Intensive trapping and increased fish predation cause massive population decline of an invasive crayfish

Authors


Catherine L. Hein, Department of Watershed Sciences, 5210 Old Main Hill, Utah State University, Logan, UT 84322-5210, U.S.A. E-mail: clhein@cc.usu.edu

Summary

1. Invasive species frequently have adverse impacts on native communities and ecosystems. Management options are often limited. Our goal is to evaluate the effect of intensive trapping and fish predation on the population dynamics of an invasive crayfish.

2. From 2001 to 2005, we removed invasive rusty crayfish (Orconectes rusticus) by trapping in Sparkling Lake in northern WI. In addition, the Wisconsin Department of Natural Resources restricted harvest of fish species known to consume crayfish, thereby increasing predation on crayfish that are too small to trap.

3. After an initial increase, catch rates of rusty crayfish declined by approximately 95%, from 11 crayfish per trap per day in 2002 to 0.65 in 2004. The catch rate in 2005 remained low at 0.5 crayfish per trap.

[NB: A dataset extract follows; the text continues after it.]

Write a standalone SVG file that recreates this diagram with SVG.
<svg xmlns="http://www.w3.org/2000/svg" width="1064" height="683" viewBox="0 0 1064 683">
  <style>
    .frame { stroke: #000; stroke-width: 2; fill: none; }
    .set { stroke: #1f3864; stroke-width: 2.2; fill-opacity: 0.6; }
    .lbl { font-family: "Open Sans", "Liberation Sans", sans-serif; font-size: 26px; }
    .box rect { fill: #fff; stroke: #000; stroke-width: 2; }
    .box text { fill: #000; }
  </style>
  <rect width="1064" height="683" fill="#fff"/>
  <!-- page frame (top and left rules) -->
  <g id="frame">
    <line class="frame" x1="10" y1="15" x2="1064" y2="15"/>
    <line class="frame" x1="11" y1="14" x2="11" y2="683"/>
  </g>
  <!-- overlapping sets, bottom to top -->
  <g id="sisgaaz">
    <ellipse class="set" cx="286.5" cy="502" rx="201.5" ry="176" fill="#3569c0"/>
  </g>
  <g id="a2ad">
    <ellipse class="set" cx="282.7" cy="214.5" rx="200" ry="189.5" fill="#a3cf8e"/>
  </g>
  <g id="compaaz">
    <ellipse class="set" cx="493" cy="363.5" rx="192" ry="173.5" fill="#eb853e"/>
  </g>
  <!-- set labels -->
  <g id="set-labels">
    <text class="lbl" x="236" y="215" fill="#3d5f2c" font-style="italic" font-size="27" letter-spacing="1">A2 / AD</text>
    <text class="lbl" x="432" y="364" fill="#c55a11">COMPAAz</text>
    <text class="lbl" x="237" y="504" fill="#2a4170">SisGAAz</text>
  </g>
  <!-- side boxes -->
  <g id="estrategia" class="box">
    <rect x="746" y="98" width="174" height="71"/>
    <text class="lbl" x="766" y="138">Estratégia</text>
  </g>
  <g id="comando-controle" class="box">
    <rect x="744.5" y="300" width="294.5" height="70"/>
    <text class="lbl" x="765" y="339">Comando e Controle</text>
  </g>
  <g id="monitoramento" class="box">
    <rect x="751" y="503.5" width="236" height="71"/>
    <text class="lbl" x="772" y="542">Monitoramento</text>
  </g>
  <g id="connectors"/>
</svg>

Females comprised nearly 50% of the catch from 2002 to 2004. Unlike rusty crayfish in Sparkling Lake, catch rates of O. rusticus and Orconectes propinquus in three nearby lakes increased or remained relatively constant over the 5-year removal period.

4. We also examined the influence of habitat and temperature on crayfish catch rates. Catch rates were highest at water temperatures between 20 and 25 °C and on cobble, log or macrophyte habitats that may serve as refuge from fish predation.

5. Five summers of intensive trapping and fisheries management practices reduced abundances, but did not extirpate rusty crayfish in Sparkling Lake. To determine the potential of trapping as a management option for invasive crayfishes, these methods must be tested in other systems.